Gunman went on shooting spree at medical centre, with the US still reeling from Texas school killings a week ago.

A man armed with a rifle and handgun opened fire inside a medical building in Oklahoma on Wednesday, killing four people, police said, the latest of a series of mass shootings in the United States.

The gunman also died, apparently of a self-inflicted wound, Tulsa’s deputy police chief Eric Dalgleish told reporters outside the St Francis Hospital.

Dalgleish said police were trying to determine the man’s identity, but said he was aged between 35 and 40.

The shooting comes eight days after an 18-year-old man armed with an automatic rifle burst into Robb Elementary School in Uvalde, Texas, and killed 19 children and two teachers before being fatally shot himself and just more than two weeks after a shooting at a Buffalo supermarket by a white man who is accused of killing 10 Black people in a racist attack.

The site of the St Francis Hospital was sealed off on Wednesday afternoon when police learned of the attack at the Natalie Medical Building, which houses an outpatient surgery centre and a breast health centre.

Tulsa resident Nicholas O’Brien, whose mother was in a nearby building when the shooting occurred, told reporters that he rushed to the scene.

“They were rushing people out.

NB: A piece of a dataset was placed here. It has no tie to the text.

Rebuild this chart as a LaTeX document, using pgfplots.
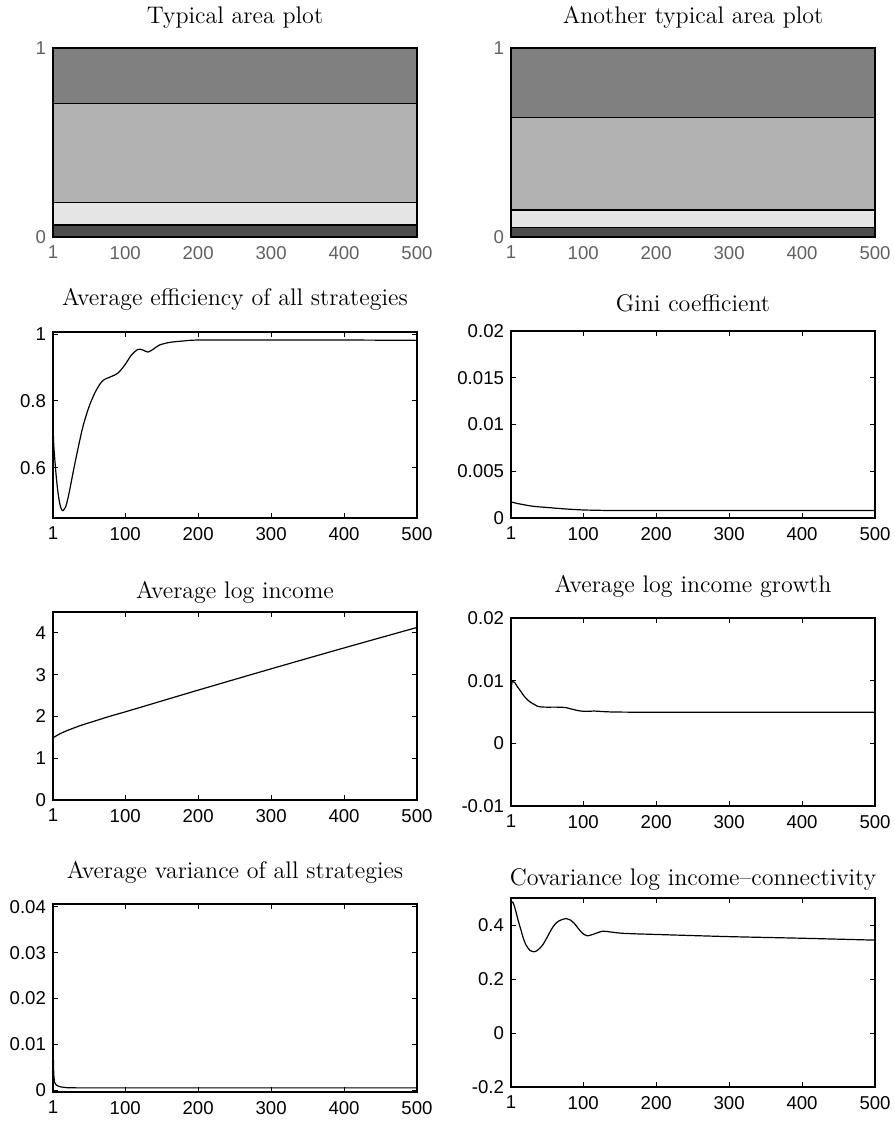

I don’t know if some of them were injured or just have been injured during the shooting, but some of them couldn’t walk very well. But they were just kind of wobbling and stumbling and getting them out of there,” he said.

“I was pretty anxious. So once I got here and then I heard that she (his mother) was OK, the shooter had been shot and was down, I felt a lot better. It still is horrible what happened,” O’Brien said.

US President Joe Biden has been briefed on the Tulsa shooting, the White House said in a statement, adding that the administration had offered support to local officials.

Despite the recent mass shootings, gun regulation faces deep resistance in the United States, from most Republicans and some rural-state Democrats.

Biden, who visited Uvalde over the weekend, promised earlier this week to “continue to push” for reform, saying: “I think things have gotten so bad that everybody is getting more rational about it.”

Some key federal lawmakers have also voiced cautious optimism and a bipartisan group of senators worked through the weekend to pursue possible areas of compromise.

They reportedly were focusing on laws to raise the age for gun purchases or to allow police to remove guns from people considered a threat to themselves or others – but not an outright ban on high-powered rifles like the weapons used in both Uvalde and Buffalo.